### TASK TO COMPLETE
Print the material below exactly as it stands, please, from its first line to the line holding "12000, 14000, 16000];", with no pictures.

═══ GIVEN MATERIAL ═══

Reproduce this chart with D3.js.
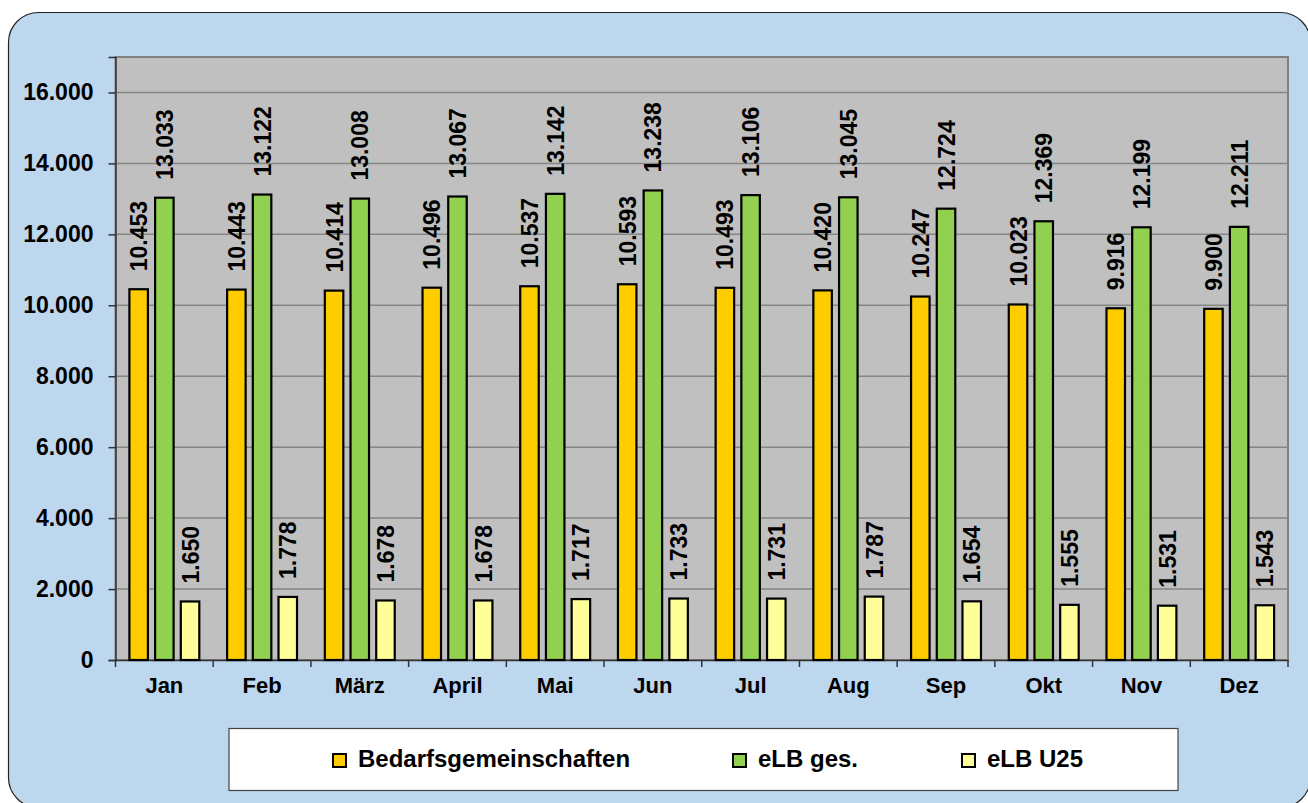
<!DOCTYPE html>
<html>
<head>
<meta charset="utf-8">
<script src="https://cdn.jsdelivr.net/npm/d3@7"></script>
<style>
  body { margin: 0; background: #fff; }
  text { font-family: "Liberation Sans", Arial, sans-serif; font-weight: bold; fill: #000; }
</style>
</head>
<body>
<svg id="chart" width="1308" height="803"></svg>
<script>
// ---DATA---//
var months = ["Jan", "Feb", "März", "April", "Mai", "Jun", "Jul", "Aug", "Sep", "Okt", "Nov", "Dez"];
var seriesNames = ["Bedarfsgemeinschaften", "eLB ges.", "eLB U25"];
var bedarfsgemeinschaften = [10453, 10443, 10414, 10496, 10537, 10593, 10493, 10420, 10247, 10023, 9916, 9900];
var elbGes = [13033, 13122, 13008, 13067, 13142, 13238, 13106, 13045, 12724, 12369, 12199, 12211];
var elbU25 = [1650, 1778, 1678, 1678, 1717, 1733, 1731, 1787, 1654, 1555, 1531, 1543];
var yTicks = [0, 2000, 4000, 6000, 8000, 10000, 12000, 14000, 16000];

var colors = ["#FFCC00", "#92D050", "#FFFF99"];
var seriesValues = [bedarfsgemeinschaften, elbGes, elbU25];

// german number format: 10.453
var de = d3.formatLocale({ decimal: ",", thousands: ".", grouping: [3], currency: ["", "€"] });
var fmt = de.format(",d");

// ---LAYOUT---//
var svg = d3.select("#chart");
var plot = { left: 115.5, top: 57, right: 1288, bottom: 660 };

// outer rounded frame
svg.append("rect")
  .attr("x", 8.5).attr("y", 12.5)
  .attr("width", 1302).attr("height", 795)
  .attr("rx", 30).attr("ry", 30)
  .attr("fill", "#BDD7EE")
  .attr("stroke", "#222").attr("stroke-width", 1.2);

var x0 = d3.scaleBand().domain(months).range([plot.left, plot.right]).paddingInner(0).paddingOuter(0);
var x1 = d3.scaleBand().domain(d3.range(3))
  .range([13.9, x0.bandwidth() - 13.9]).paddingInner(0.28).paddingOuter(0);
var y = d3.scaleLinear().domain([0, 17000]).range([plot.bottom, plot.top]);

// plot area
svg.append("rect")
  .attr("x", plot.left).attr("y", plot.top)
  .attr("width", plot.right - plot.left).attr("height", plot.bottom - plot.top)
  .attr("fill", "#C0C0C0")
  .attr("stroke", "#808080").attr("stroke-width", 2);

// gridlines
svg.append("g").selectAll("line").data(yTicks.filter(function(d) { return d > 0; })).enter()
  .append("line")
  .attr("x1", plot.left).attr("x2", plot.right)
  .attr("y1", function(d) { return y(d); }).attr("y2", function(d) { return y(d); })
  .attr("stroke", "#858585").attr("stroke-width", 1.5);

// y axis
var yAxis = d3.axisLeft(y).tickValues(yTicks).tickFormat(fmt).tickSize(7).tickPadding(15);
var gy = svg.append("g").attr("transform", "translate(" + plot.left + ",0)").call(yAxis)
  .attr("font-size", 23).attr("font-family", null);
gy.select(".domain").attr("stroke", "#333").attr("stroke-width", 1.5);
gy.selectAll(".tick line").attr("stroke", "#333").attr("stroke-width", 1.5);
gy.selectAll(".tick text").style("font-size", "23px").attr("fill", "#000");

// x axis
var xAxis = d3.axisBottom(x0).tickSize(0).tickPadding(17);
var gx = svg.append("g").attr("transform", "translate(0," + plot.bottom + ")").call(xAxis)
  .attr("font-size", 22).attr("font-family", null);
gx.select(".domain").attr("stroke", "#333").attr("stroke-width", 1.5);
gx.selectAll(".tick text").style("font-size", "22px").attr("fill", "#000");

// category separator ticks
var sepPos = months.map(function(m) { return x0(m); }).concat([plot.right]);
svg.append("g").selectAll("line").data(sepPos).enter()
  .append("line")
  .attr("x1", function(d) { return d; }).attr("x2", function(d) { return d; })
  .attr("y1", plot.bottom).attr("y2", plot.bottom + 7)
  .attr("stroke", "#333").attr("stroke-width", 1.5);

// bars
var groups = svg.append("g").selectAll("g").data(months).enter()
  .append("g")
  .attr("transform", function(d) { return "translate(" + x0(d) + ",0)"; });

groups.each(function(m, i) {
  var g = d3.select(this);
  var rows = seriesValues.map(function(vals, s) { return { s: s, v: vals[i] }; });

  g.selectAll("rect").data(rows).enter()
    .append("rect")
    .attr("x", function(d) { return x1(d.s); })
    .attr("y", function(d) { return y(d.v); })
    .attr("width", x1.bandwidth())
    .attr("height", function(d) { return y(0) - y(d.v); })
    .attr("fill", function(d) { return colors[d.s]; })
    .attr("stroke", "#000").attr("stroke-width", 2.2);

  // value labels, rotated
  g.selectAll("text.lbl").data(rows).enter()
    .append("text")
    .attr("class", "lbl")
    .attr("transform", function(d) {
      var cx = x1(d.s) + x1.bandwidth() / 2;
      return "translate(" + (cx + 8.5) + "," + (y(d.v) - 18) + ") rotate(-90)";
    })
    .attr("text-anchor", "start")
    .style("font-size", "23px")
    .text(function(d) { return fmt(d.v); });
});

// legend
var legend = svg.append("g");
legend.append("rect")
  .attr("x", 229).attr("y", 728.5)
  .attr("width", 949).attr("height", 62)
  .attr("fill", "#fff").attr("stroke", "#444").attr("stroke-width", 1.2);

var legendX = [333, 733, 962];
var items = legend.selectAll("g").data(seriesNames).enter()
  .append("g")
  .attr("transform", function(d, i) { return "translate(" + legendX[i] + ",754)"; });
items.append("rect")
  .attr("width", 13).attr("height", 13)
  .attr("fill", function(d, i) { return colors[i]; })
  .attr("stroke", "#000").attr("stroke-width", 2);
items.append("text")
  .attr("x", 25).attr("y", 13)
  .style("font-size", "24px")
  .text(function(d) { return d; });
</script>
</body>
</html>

═══

### SOLUTION TO THIS EXERCISE
Reproduce this chart with D3.js.
<!DOCTYPE html>
<html>
<head>
<meta charset="utf-8">
<script src="https://cdn.jsdelivr.net/npm/d3@7"></script>
<style>
  body { margin: 0; background: #fff; }
  text { font-family: "Liberation Sans", Arial, sans-serif; font-weight: bold; fill: #000; }
</style>
</head>
<body>
<svg id="chart" width="1308" height="803"></svg>
<script>
// ---DATA---//
var months = ["Jan", "Feb", "März", "April", "Mai", "Jun", "Jul", "Aug", "Sep", "Okt", "Nov", "Dez"];
var seriesNames = ["Bedarfsgemeinschaften", "eLB ges.", "eLB U25"];
var bedarfsgemeinschaften = [10453, 10443, 10414, 10496, 10537, 10593, 10493, 10420, 10247, 10023, 9916, 9900];
var elbGes = [13033, 13122, 13008, 13067, 13142, 13238, 13106, 13045, 12724, 12369, 12199, 12211];
var elbU25 = [1650, 1778, 1678, 1678, 1717, 1733, 1731, 1787, 1654, 1555, 1531, 1543];
var yTicks = [0, 2000, 4000, 6000, 8000, 10000, 12000, 14000, 16000];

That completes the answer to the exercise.